Bank accounts are a little like car insurance, riddled with great offers for new customers and often not the best deals for existing ones. Throughout the year providers will offer cashback for switching accounts, as much as £100 in some cases, and will also offer better interest rates on accounts in credit for new customers.
Consumers have historically found switching bank accounts to be a difficult process, with many gas, water and electricity companies dragging their heels when changing direct debits, and the old banks tending not to send details to the new banks immediately.
This has changed recently, and banks must now release to the new bank all the information needed to switch account in less than 3 days, with the average account fully transferred in eight days.
Banks will offer to move all your direct debits from your old account free of charge, as an incentive to open a new account and because you are more likely to use your new account if you have your direct debits transferred for you.
When choosing to compare bank accounts, be sure to weigh up all the options available to you. Customer service is always important and you’ll want to make sure you’re looked after if anything goes wrong.

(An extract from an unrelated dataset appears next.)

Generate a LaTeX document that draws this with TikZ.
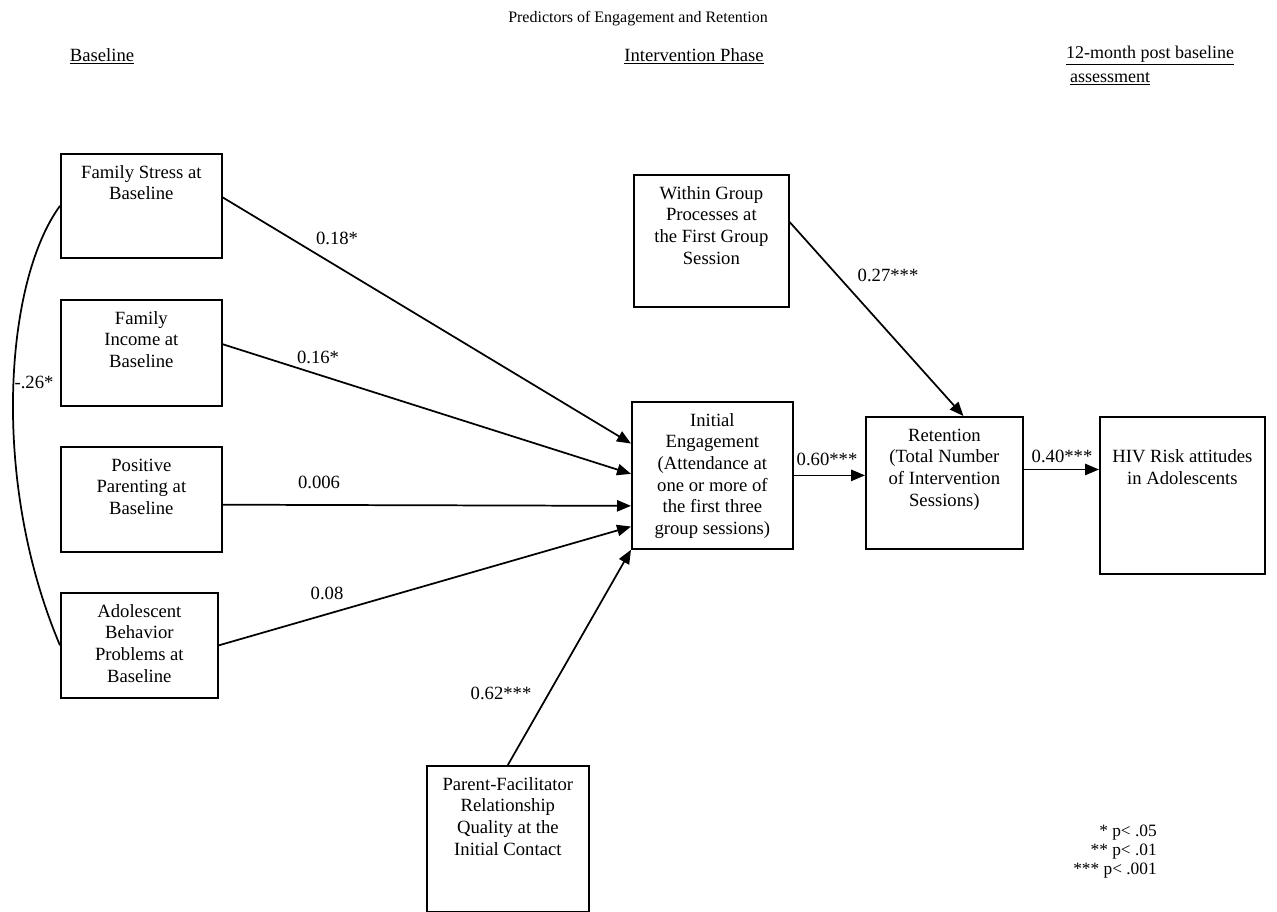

Use our reviews to assess the quality of service offered by the bank before moving to them. It’s also worth looking at the bonus for moving to the account, which can be anything from cashback to free breakdown cover for a year.
It is also worth looking at the interest rate offered on credit balances and charged on overdrafts. If your account is nearly always in credit, you will want an account with good credit interest. If you are always in overdraft, look out for accounts that offer free overdrafts, and no fees if you exceed that overdraft.
Some offers are subject to paying in a minimum amount each month, so be sure to read the terms and conditions before switching.